Instagram influencers don’t just have a big fan following; they are also courted by major brands for promotions and tie-ups. But major influencers in the UK are learning that hiding such partnerships may actually come back to bite them.

UK’s competition watchdog, the Competition and Markets Authority (CMA), has reportedly launched an investigation into whether some celebrity influencers are flouting consumer protection laws in the country by advertising brands and products on their social media accounts without revealing if they have been paid to do so.

The investigation is believed to have started following concerns that “social media stars are not properly declaring when they have been paid, or otherwise rewarded, to endorse goods or services”.

Millie Mackintosh is one of the influencers who got into trouble with the CMA earlier, but there’s no suggestion that she’s under investigation again.

The agency on Thursday refused to release the names of any of the celebrities that are under investigation, but confirmed that it had written to a number of social media stars to “gather information about their posts and the nature of the business agreements they have in place with brands”.

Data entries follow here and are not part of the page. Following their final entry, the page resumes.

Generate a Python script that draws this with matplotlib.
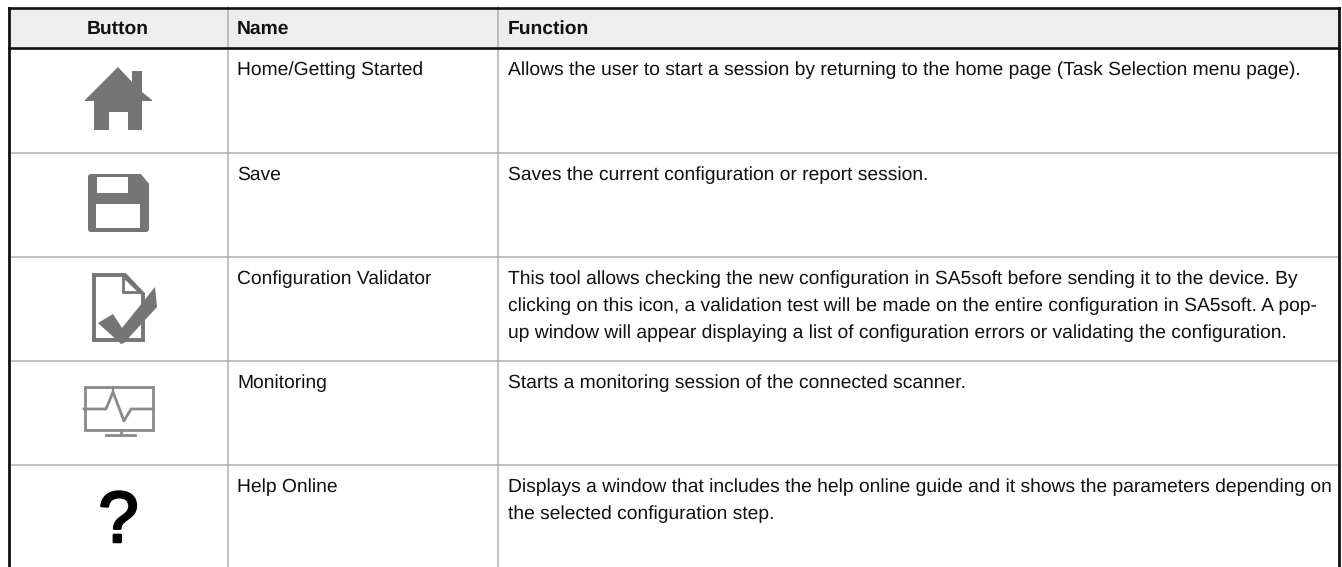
import matplotlib
matplotlib.use("Agg")
import matplotlib.pyplot as plt
import matplotlib.patheffects as pe
from matplotlib.patches import Polygon, Rectangle, FancyBboxPatch

plt.rcParams['font.family'] = ['Liberation Sans', 'DejaVu Sans']
plt.rcParams['text.hinting'] = 'no_hinting'
plt.rcParams['text.hinting_factor'] = 8

headers = ["Button", "Name", "Function"]
names = ["Home/Getting Started", "Save", "Configuration Validator", "Monitoring", "Help Online"]
functions = [
    ["Allows the user to start a session by returning to the home page (Task Selection menu page)."],
    ["Saves the current configuration or report session."],
    ["This tool allows checking the new configuration in SA5soft before sending it to the device. By",
     "clicking on this icon, a validation test will be made on the entire configuration in SA5soft. A pop-",
     "up window will appear displaying a list of configuration errors or validating the configuration."],
    ["Starts a monitoring session of the connected scanner."],
    ["Displays a window that includes the help online guide and it shows the parameters depending on",
     "the selected configuration step."],
]
col_edges = [9, 227.5, 498, 1338.5]
row_edges = [48, 153, 257, 361, 465, 567]
W, H = 1342, 567
GREY = '#757575'
LINE = '#b0b0b0'
INK = '#111111'

fig = plt.figure(figsize=(W / 100, H / 100), dpi=100)
ax = fig.add_axes([0, 0, 1, 1])
ax.set_xlim(0, W)
ax.set_ylim(H, 0)
ax.axis('off')

ax.add_patch(Rectangle((col_edges[0], 8), col_edges[3] - col_edges[0], 40, fc='#eeeeee', ec='none', zorder=0))
for x in col_edges[1:3]:
    ax.plot([x, x], [7, H], color=LINE, lw=1.1, zorder=1)
for y in row_edges[1:5]:
    ax.plot([col_edges[0], col_edges[3]], [y, y], color=LINE, lw=1.1, zorder=1)
ax.plot([col_edges[0], col_edges[3]], [8, 8], color=INK, lw=1.9, zorder=2, solid_capstyle='projecting')
ax.plot([col_edges[0], col_edges[3]], [48, 48], color=INK, lw=1.9, zorder=2)
ax.plot([col_edges[0], col_edges[0]], [8, H], color=INK, lw=2.0, zorder=2)
ax.plot([col_edges[3], col_edges[3]], [8, H], color=INK, lw=2.0, zorder=2)

FS = 13.83
ax.text((col_edges[0] + col_edges[1]) / 2 - 0.5, 33.5, headers[0], ha='center', va='baseline', weight='bold', fontsize=FS, color=INK)
ax.text(col_edges[1] + 9.5, 33.5, headers[1], ha='left', va='baseline', weight='bold', fontsize=FS, color=INK)
ax.text(col_edges[2] + 9.5, 33.5, headers[2], ha='left', va='baseline', weight='bold', fontsize=FS, color=INK)

for i, (n, fn) in enumerate(zip(names, functions)):
    y0 = row_edges[i] + 27.3
    ax.text(col_edges[1] + 9.5, y0, n, ha='left', va='baseline', fontsize=FS, color=INK)
    for j, l in enumerate(fn):
        ax.text(col_edges[2] + 9.5, y0 + j * 26.7, l, ha='left', va='baseline', fontsize=FS, color=INK)

# home icon
ax.add_patch(Polygon([(85, 100), (118, 67), (132, 82), (132, 71), (142, 71), (142, 92), (152, 100), (152, 101),
                      (142, 101), (142, 130), (128, 130), (128, 112), (109, 112), (109, 130), (94, 130), (94, 101), (85, 101)],
                     closed=True, fc=GREY, ec='none'))
# save icon
ax.add_patch(FancyBboxPatch((88, 174), 61, 58, boxstyle='round,pad=0,rounding_size=3', fc=GREY, ec='none'))
ax.add_patch(Polygon([(140, 173), (150, 185), (150, 173)], closed=True, fc='white', ec='none'))
ax.add_patch(Rectangle((97, 177), 31, 16, fc='white', ec='none'))
ax.add_patch(Rectangle((96, 204), 44, 24, fc='white', ec='none'))
# validator icon
ax.add_patch(Polygon([(94, 275), (125, 275), (143, 294), (143, 340), (94, 340)], closed=True, fc='white', ec=GREY, lw=2.8))
ax.add_patch(Polygon([(123, 276), (123, 292), (140, 292)], closed=True, fc='white', ec=GREY, lw=2.0))
ax.add_patch(Polygon([(98, 323), (113, 314), (122, 328), (155, 287), (157, 307), (124, 343), (121, 344)], closed=True, fc=GREY, ec='none'))
# monitor icon
MON = '#8a8a8a'
ax.add_patch(Rectangle((84.5, 387), 68.5, 43, fc='none', ec=MON, lw=2))
ax.plot([84, 106, 113, 124, 131, 153], [409, 409, 392, 421, 409, 409], color=MON, lw=2)
ax.plot([113, 113], [387, 392], color=MON, lw=1.6)
ax.plot([121, 121], [430, 435], color=MON, lw=2)
ax.plot([106, 135], [435, 435], color=MON, lw=2)
# help icon
ax.text(118.5, 542, "?", ha='center', va='baseline', fontsize=52, color='black',
        path_effects=[pe.withStroke(linewidth=1.8, foreground='black')])

fig.savefig('out.png', dpi=100)
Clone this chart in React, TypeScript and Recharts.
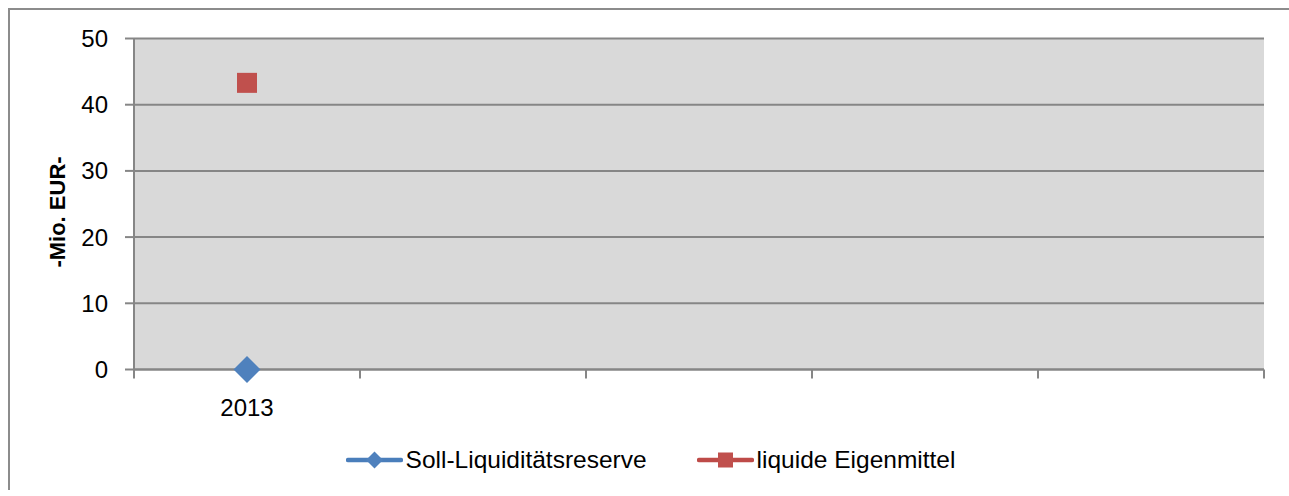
import { LineChart, Line, XAxis, YAxis, CartesianGrid, Legend } from 'recharts';

const categories = ['2013', '', '', '', ''];
const sollLiquiditaetsreserve: (number | null)[] = [0, null, null, null, null];
const liquideEigenmittel: (number | null)[] = [43.3, null, null, null, null];
const yTicks = [0, 10, 20, 30, 40, 50];
const xBoundaries = [0, 1, 2, 3, 4, 5];

const seriesNames = { soll: 'Soll-Liquiditätsreserve', liquide: 'liquide Eigenmittel' };

const data = categories.map((category, i) => ({
  x: i + 0.5,
  category,
  soll: sollLiquiditaetsreserve[i],
  liquide: liquideEigenmittel[i],
}));

const CHART_W = 1279;
const CHART_H = 478;
const Y_AXIS_W = 124;
const MARGIN = { top: 28.5, right: 25, bottom: 0, left: 0 };
const BAND = (CHART_W - Y_AXIS_W - MARGIN.right) / categories.length;

const FONT = '"Liberation Sans", Arial, sans-serif';
const AXIS_GRAY = '#868686';
const BLUE = '#4f81bd';
const BLUE_LINE = '#4a7ebb';
const RED = '#c0504d';
const RED_LINE = '#be4b48';

function Diamond({ cx, cy, r, fill }: { cx: number; cy: number; r: number; fill: string }) {
  return <polygon points={`${cx},${cy - r} ${cx + r},${cy} ${cx},${cy + r} ${cx - r},${cy}`} fill={fill} />;
}

const sollDot = (props: any) => {
  const { cx, cy, value } = props;
  if (value == null || cy == null) return <g key={props.index} />;
  return (
    <g key={props.index}>
      <Diamond cx={cx} cy={cy} r={13.5} fill={BLUE} />
    </g>
  );
};

const liquideDot = (props: any) => {
  const { cx, cy, value } = props;
  if (value == null || cy == null) return <g key={props.index} />;
  return <rect key={props.index} x={cx - 10} y={cy - 10} width={20} height={20} fill={RED} />;
};

const XTick = (props: any) => {
  const { x, y, payload } = props;
  const label = categories[payload.value];
  if (!label) return <g />;
  return (
    <text x={x + BAND / 2} y={y + 35} textAnchor="middle" fontSize={24} fontFamily={FONT} fill="#000">
      {label}
    </text>
  );
};

const YLabel = (props: any) => {
  const vb = props.viewBox || { x: 0, y: 0, height: 0 };
  const cx = 47;
  const cy = vb.y + vb.height / 2 + 8;
  return (
    <text
      x={cx}
      y={cy}
      transform={`rotate(-90 ${cx} ${cy})`}
      textAnchor="middle"
      dominantBaseline="central"
      fontSize={22}
      fontWeight="bold"
      fontFamily={FONT}
      fill="#000"
    >
      -Mio. EUR-
    </text>
  );
};

function LegendIcon({ color, line, marker }: { color: string; line: string; marker: 'diamond' | 'square' }) {
  return (
    <svg width={57} height={24} style={{ display: 'block' }}>
      <line x1={2} y1={12} x2={55} y2={12} stroke={line} strokeWidth={4.5} strokeLinecap="round" />
      {marker === 'diamond' ? (
        <Diamond cx={28.5} cy={12} r={8.5} fill={color} />
      ) : (
        <rect x={21} y={4.5} width={15} height={15} fill={color} />
      )}
    </svg>
  );
}

const LegendContent = () => (
  <div
    style={{
      height: 56,
      display: 'flex',
      alignItems: 'center',
      justifyContent: 'center',
      fontFamily: FONT,
      fontSize: 24.5,
      color: '#000',
      paddingLeft: 2,
    }}
  >
    <div style={{ display: 'flex', alignItems: 'center' }}>
      <LegendIcon color={BLUE} line={BLUE_LINE} marker="diamond" />
      <span style={{ marginLeft: 3 }}>{seriesNames.soll}</span>
    </div>
    <div style={{ display: 'flex', alignItems: 'center', marginLeft: 50 }}>
      <LegendIcon color={RED} line={RED_LINE} marker="square" />
      <span style={{ marginLeft: 3 }}>{seriesNames.liquide}</span>
    </div>
  </div>
);

export default function App() {
  return (
    <div
      style={{
        position: 'fixed',
        left: 8,
        top: 8,
        width: CHART_W + 2,
        height: CHART_H + 2,
        borderTop: '2px solid #8c8c8c',
        borderLeft: '2px solid #8c8c8c',
        background: '#fff',
      }}
    >
      <LineChart width={CHART_W} height={CHART_H} data={data} margin={MARGIN}>
        <CartesianGrid vertical={false} fill="#d9d9d9" stroke={AXIS_GRAY} strokeWidth={2} />
        <XAxis
          dataKey="x"
          type="number"
          domain={[0, 5]}
          ticks={xBoundaries}
          interval={0}
          tick={<XTick />}
          tickSize={9}
          tickLine={{ stroke: AXIS_GRAY, strokeWidth: 2 }}
          axisLine={{ stroke: AXIS_GRAY, strokeWidth: 2 }}
          height={62.5}
        />
        <YAxis
          width={Y_AXIS_W}
          domain={[0, 50]}
          ticks={yTicks}
          interval={0}
          tickSize={9}
          tickMargin={17}
          tick={{ fontSize: 24, fontFamily: FONT, fill: '#000' }}
          tickLine={{ stroke: AXIS_GRAY, strokeWidth: 2 }}
          axisLine={{ stroke: AXIS_GRAY, strokeWidth: 2 }}
          label={<YLabel />}
        />
        <Legend verticalAlign="bottom" content={<LegendContent />} wrapperStyle={{ left: 0, width: CHART_W }} />
        <Line
          dataKey="soll"
          name={seriesNames.soll}
          stroke={BLUE_LINE}
          strokeWidth={4.5}
          dot={sollDot}
          activeDot={false}
          isAnimationActive={false}
        />
        <Line
          dataKey="liquide"
          name={seriesNames.liquide}
          stroke={RED_LINE}
          strokeWidth={4.5}
          dot={liquideDot}
          activeDot={false}
          isAnimationActive={false}
        />
      </LineChart>
    </div>
  );
}
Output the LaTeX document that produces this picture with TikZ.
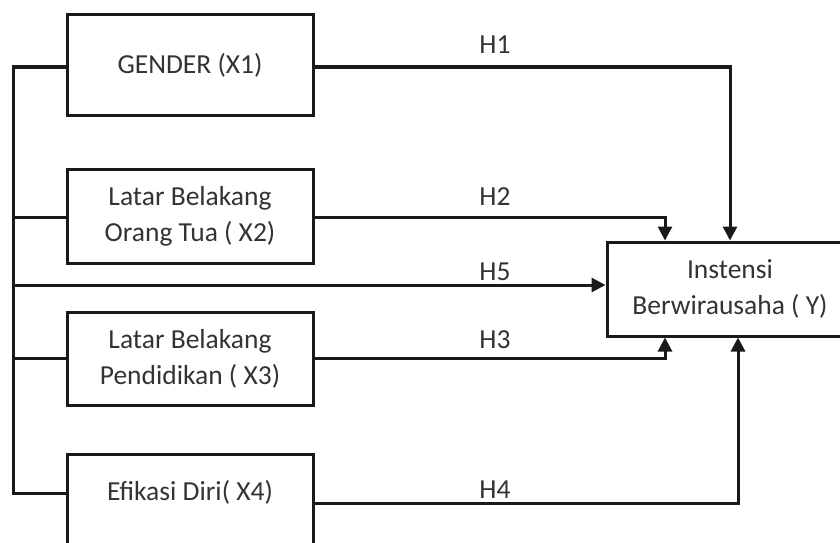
\documentclass[tikz,border=0pt]{standalone}
\usepackage{fontspec}
\setmainfont{Carlito}
\usetikzlibrary{arrows.meta}
\definecolor{txt}{HTML}{333333}
\definecolor{ln}{HTML}{1A1A1A}
\begin{document}
\begin{tikzpicture}[x=1pt,y=-1pt,
  box/.style={draw=ln,line width=3pt,minimum width=246pt,inner sep=0pt,align=center,text=txt,font=\fontsize{27.5}{36}\selectfont},
  lbl/.style={text=txt,font=\fontsize{27.5}{32}\selectfont,inner sep=0pt},
  con/.style={draw=ln,line width=3pt},
  arr/.style={con,-{Triangle[length=14pt,width=14pt]}}]
\useasboundingbox (0,0) rectangle (840,543);
\clip (0,0) rectangle (840,543);
% boxes
\node[box,minimum height=100pt] (X1) at (190,65) {GENDER (X1)};
\node[box,minimum height=94pt] (X2) at (190,216) {Latar Belakang\\Orang Tua ( X2)};
\node[box,minimum height=93pt] (X3) at (190,358.5) {Latar Belakang\\Pendidikan ( X3)};
\node[box,minimum height=120pt] (X4) at (190,514) {};
\node[lbl] (X4t) at (190,492) {Efikasi Diri( X4)};
\node[box,minimum height=94pt] (Y) at (730,289) {Instensi\\Berwirausaha ( Y)};
% labels
\node[lbl] (H1) at (495,45) {H1};
\node[lbl] (H2) at (495,197) {H2};
\node[lbl] (H5) at (495,272) {H5};
\node[lbl] (H3) at (495,340) {H3};
\node[lbl] (H4) at (495,490) {H4};
% left bus
\coordinate (b1) at (13,67);
\coordinate (b2) at (13,217);
\coordinate (b5) at (13,285);
\coordinate (b3) at (13,358);
\coordinate (b4) at (13,493);
\draw[con] (b1 -| X1.west) -- (b1) -- (b4) -- (b4 -| X4.west);
\draw[con] (b2) -- (b2 -| X2.west);
\draw[con] (b3) -- (b3 -| X3.west);
\draw[arr] (b5) -- (b5 -| Y.west);
% right connectors
\coordinate (c1) at (730,67);
\coordinate (c2) at (665,217);
\coordinate (c3) at (665,358);
\coordinate (c4) at (738,503);
\draw[arr] (X1.east |- c1) -- (c1) -- (c1 |- Y.north);
\draw[arr] (X2.east |- c2) -- (c2) -- (c2 |- Y.north);
\draw[arr] (X3.east |- c3) -- (c3) -- (c3 |- Y.south);
\draw[arr] (X4.east |- c4) -- (c4) -- (c4 |- Y.south);
\end{tikzpicture}
\end{document}
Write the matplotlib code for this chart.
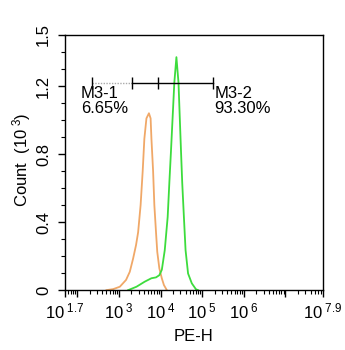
#!/usr/bin/env python3
"""Flow cytometry histogram: PE-H, two overlaid populations with a gate."""

import numpy as np
import matplotlib.pyplot as plt
from matplotlib.ticker import FixedLocator, NullFormatter

plt.rcParams["font.family"] = ["Liberation Sans", "DejaVu Sans"]
plt.rcParams["mathtext.fontset"] = "custom"
plt.rcParams["mathtext.rm"] = "Liberation Sans"
plt.rcParams["mathtext.it"] = "Liberation Sans:italic"

# --- data (log10 of PE-H, count in thousands) ---
ctrl_log = [2.70, 2.86, 3.02, 3.17, 3.26, 3.34, 3.41, 3.46, 3.52, 3.57, 3.61,
            3.66, 3.72, 3.76, 3.78, 3.82, 3.85, 3.89, 3.92, 3.97, 4.03, 4.08,
            4.15]
ctrl_count = [0, 0.006, 0.02, 0.06, 0.108, 0.186, 0.265, 0.34, 0.50, 0.70,
              0.89, 1.01, 1.04, 1.01, 0.89, 0.70, 0.50, 0.34, 0.225, 0.128,
              0.069, 0.03, 0]

sample_log = [3.22, 3.42, 3.62, 3.78, 3.89, 3.97, 4.03, 4.10, 4.17, 4.21,
              4.25, 4.29, 4.33, 4.38, 4.43, 4.46, 4.49, 4.52, 4.56, 4.60,
              4.66, 4.75, 4.85, 4.90]
sample_count = [0, 0.02, 0.05, 0.07, 0.075, 0.088, 0.12, 0.235, 0.43, 0.63,
                0.82, 1.02, 1.22, 1.37, 1.22, 1.02, 0.82, 0.63, 0.43, 0.235,
                0.098, 0.04, 0.005, 0]

gate_y = 1.22
gate_left = [2.35, 3.31, 3.94]   # start, end of dotted part, split
gate_right = 5.26
gate_names = ["M3-1", "M3-2"]
gate_pcts = ["6.65%", "93.30%"]

x_ticks = [1.7, 3, 4, 5, 6, 7.9]
y_ticks = [0, 0.4, 0.8, 1.2, 1.5]

fig = plt.figure(figsize=(3.45, 3.5), dpi=100)
ax = fig.add_axes([0.188, 0.171, 0.748, 0.729])

ax.plot(10 ** np.array(ctrl_log), ctrl_count, color="#f0a868", lw=1.3)
ax.plot(10 ** np.array(sample_log), sample_count, color="#3ddc3d", lw=1.3)

# gate bars
gx = 10 ** np.array(gate_left + [gate_right])
ax.plot(gx[:2], [gate_y] * 2, color="#aaaaaa", lw=1, ls=(0, (1, 1)))
ax.plot(gx[1:], [gate_y] * 3, color="black", lw=1)
ax.plot(gx, [gate_y] * 4, ls="none", marker="|", ms=8, mew=1, color="black")

ax.text(10 ** 2.08, 1.2, gate_names[0] + "\n" + gate_pcts[0], fontsize=12,
        va="top", ha="left", linespacing=1.0)
ax.text(10 ** 5.3, 1.2, gate_names[1] + "\n" + gate_pcts[1], fontsize=12,
        va="top", ha="left", linespacing=1.0)

ax.set_xscale("log")
ax.set_xlim(10 ** 1.7, 10 ** 7.9)
ax.set_ylim(0, 1.5)

major_x = [1.7, 2, 3, 4, 5, 6, 7, 7.9]
ax.xaxis.set_major_locator(FixedLocator([10 ** v for v in major_x]))
ax.set_xticklabels(["$10^{\\ %g}$" % v if v in x_ticks else "" for v in major_x])
minors = [m * 10 ** d for d in range(1, 8) for m in range(2, 10)
          if 10 ** 1.7 < m * 10 ** d < 10 ** 7.9]
ax.xaxis.set_minor_locator(FixedLocator(minors))
ax.xaxis.set_minor_formatter(NullFormatter())

ax.set_yticks(y_ticks)
ax.set_yticklabels(["0", "0.4", "0.8", "1.2", "1.5"], rotation=90, va="center")
ax.set_yticks(np.arange(0, 1.51, 0.1), minor=True)

ax.tick_params(which="major", length=5, width=1, labelsize=12, direction="out")
ax.tick_params(which="minor", length=3, width=0.8, direction="out")
ax.tick_params(axis="y", pad=5)

ax.set_xlabel("PE-H", fontsize=12, labelpad=5)
ax.set_ylabel("Count  (10$^{\\ 3}$)", fontsize=12, va="center")
ax.yaxis.set_label_coords(-0.167, 0.51)

for s in ax.spines.values():
    s.set_linewidth(1)

fig.savefig("out.png", dpi=100)
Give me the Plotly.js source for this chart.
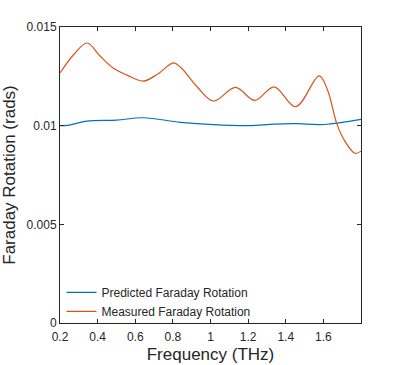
<!DOCTYPE html>
<html>
<head>
<meta charset="utf-8">
<script src="https://cdn.plot.ly/plotly-3.0.1.min.js"></script>
<style>
  html, body { margin: 0; padding: 0; background: #fff; }
  #chart { width: 399px; height: 365px; }
</style>
</head>
<body>
<div id="chart"></div>
<script>
// Frequências (THz) e rotação de Faraday (rad)
const freqMeasured = [0.2, 0.271, 0.344, 0.413, 0.483, 0.556, 0.643, 0.72, 0.803, 0.84, 0.929, 1.016, 1.133, 1.235, 1.338, 1.453, 1.578, 1.622, 1.672, 1.711, 1.768, 1.8];
const measured = [0.01267, 0.01358, 0.01419, 0.01353, 0.01292, 0.01256, 0.01226, 0.01262, 0.01318, 0.01297, 0.01197, 0.01125, 0.01194, 0.01128, 0.01197, 0.01096, 0.01252, 0.01181, 0.01008, 0.00927, 0.0086, 0.00871];

const freqPredicted = [0.2, 0.25, 0.342, 0.5, 0.643, 0.84, 1.016, 1.203, 1.338, 1.45, 1.603, 1.8];
const predicted = [0.01, 0.01003, 0.01023, 0.01028, 0.0104, 0.01017, 0.01005, 0.01, 0.01008, 0.0101, 0.01006, 0.01032];

const xTicks = [0.2, 0.4, 0.6, 0.8, 1, 1.2, 1.4, 1.6];
const xTickText = ['0.2', '0.4', '0.6', '0.8', '1', '1.2', '1.4', '1.6'];
const yTicks = [0, 0.005, 0.01, 0.015];
const yTickText = ['0', '0.005', '0.01', '0.015'];

const data = [
    {
        x: freqPredicted,
        y: predicted,
        mode: 'lines',
        name: 'Predicted Faraday Rotation',
        line: { color: '#0072BD', width: 1.2, shape: 'spline', smoothing: 1 }
    },
    {
        x: freqMeasured,
        y: measured,
        mode: 'lines',
        name: 'Measured Faraday Rotation',
        line: { color: '#D95319', width: 1.2, shape: 'spline', smoothing: 1 }
    }
];

const axisStyle = {
    showline: true,
    linecolor: '#262626',
    linewidth: 1,
    mirror: 'ticks',
    ticks: 'inside',
    ticklen: 4,
    tickcolor: '#262626',
    showgrid: false,
    zeroline: false,
    tickfont: { family: 'Liberation Sans', size: 12, color: '#262626' }
};

const layout = {
    width: 399,
    height: 365,
    margin: { l: 60, r: 38, t: 27, b: 42 },
    paper_bgcolor: '#ffffff',
    plot_bgcolor: '#ffffff',
    showlegend: true,
    legend: {
        x: 0.005, y: -0.01, xanchor: 'left', yanchor: 'bottom',
        bgcolor: 'rgba(255,255,255,0)',
        font: { family: 'Liberation Sans', size: 12, color: '#262626' },
        tracegroupgap: 0,
        itemwidth: 30
    },
    xaxis: Object.assign({}, axisStyle, {
        range: [0.2, 1.8],
        tickvals: xTicks,
        ticktext: xTickText,
        ticklabelstandoff: 3,
        title: { text: 'Frequency (THz)', font: { family: 'Liberation Sans', size: 17, color: '#262626' }, standoff: 4 }
    }),
    yaxis: Object.assign({}, axisStyle, {
        range: [0, 0.015],
        tickvals: yTicks,
        ticktext: yTickText,
        title: { text: 'Faraday Rotation (rads)', font: { family: 'Liberation Sans', size: 17, color: '#262626' }, standoff: 6 }
    })
};

Plotly.newPlot('chart', data, layout, { displayModeBar: false, staticPlot: true });
</script>
</body>
</html>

In his interaction with the media about the ongoing investigation, George Lusty, the CMA’s senior director for consumer protection, said that people need to know whether the celebs are promoting about a product or service because they genuinely like it, or because they have been paid to say so.

“If people see clothes, cosmetics, a car, or holiday being plugged by someone they admire, they might be swayed into buying it. So, it’s really important they are clearly told whether a celebrity is promoting a product because they have bought it themselves, or because they have been paid or thanked in some way by the brand”

While the identities of the celebs under investigation remain under the wraps, some of the influencers who had earlier been pulled up by the CMA include former reality TV star Stephanie Davis, Instagram make-up blogger Sheikhbeauty, TV presenter AJ Odudu, ‘Made In Chelsea’ star Millie Mackintosh and others.

In the US too, the FTC last year wrote to a number of celebrities, including supermodel Naomi Campbell and actress Jennifer Lopez, asking them to disclose when their endorsements on social media sites had been paid for. The FTC had also reportedly initiated action against many brands, including Adidas, Chanel and Puma, for failing to disclose “material connections” with marketing companies and celebrities.